Все эти диссертации можно прочесть в Ленинской библиотеке.
Клятва Репортёра «Комсомольской правды»
Я, журналист «Комсомольской правды» — лучшей газеты Союза Советских Социалистических Республик, вступая в ряды Репортёров отдела Новостей, торжественно клянусь:
Положить все силы свои и живот свой на алтарь репортеров — Гвардии газетной армии, с гордостью нести звание Репортёра «Комсомолки», ежечасно умножая делами своими славу её.
В любой час суток по первому звуку репортёрского рога клянусь бежать, лететь, плыть и пролезать в игольное ушко, презрев в минуты эти зов дружбы, ласки Венеры, веселье Бахуса и объятья Морфея. Без страха и упрёка идти в огонь, воду и в медные трубы.

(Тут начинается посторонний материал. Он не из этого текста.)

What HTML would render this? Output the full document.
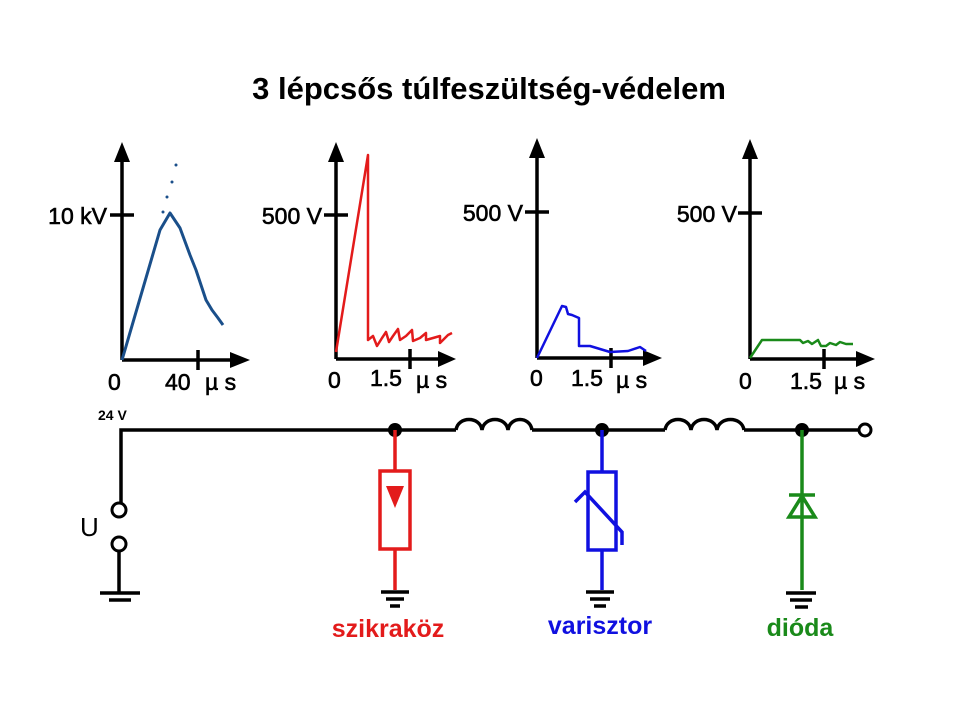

Клянусь пуще дома своего почитать редакцию, пуще ложа любить письменный стол, пуще мужа — чемодан, пуще жены — авторучку. Клянусь всегда и везде следовать девизу «Комсомолки»: «Личная жизнь — по телефону!»

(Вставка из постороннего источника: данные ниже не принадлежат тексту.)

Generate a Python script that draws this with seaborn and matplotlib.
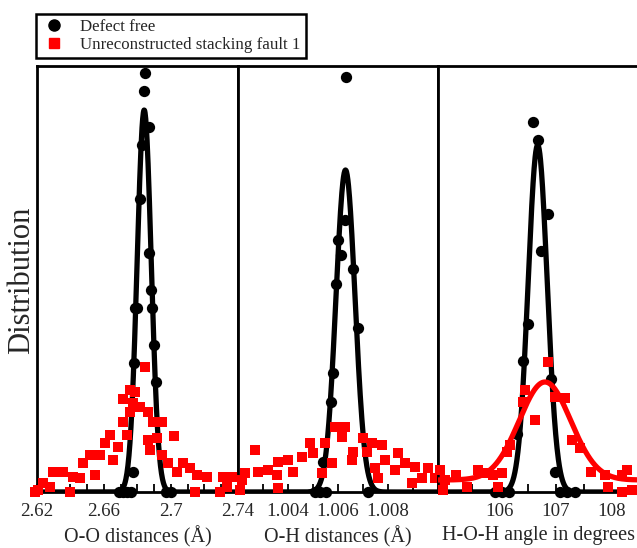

Клянусь множить общую славу Репортёров «Комсомолки» в великой дружбе, давить гордыню в сердце своем, убивать зависть к товарищу своему, почитать успех других, яко свой, а свой — делить на каждого.
Клянусь держать в чистоте перо Репортёров «Комсомолки», не замарать имени их халтурой либо глупостью, враньём либо небрежностью, нерасторопностью либо хамством. Клянусь не только пером, но и обхождением подавать пример всем и всегда.
Клянусь не робеть ни перед какою силою, не трепетать ни перед вратами министра, ни перед звездами маршала, помнить, что над любым самым высоким начальником есть ещё более высокий, смело добиваться своего, коли движет мною сознание пользы дела и любовь к «Комсомольской правде».
Клянусь всегда и везде быть первым, опережая всех умом, силой, либо лукавством, почитая за личный позор радости иных редакций. Клянусь ежедневно уподоблять соперников глупому павлину, непрестанно втыкая в зад его перья «фитилей». Да породит одно имя Репортёра «Комсомолки» ужас и панику в иногазетном мире!
Если же нарушу я данную мною клятву, пусть без жалости карают меня товарищи мои, а коли буду достоин я более сурового наказания, пусть покарают меня высшей карой, лишив навечно звания Репортера «Комсомолки».
(Принято единогласно на собрании отдела Новостей 22 мая 1969 года.)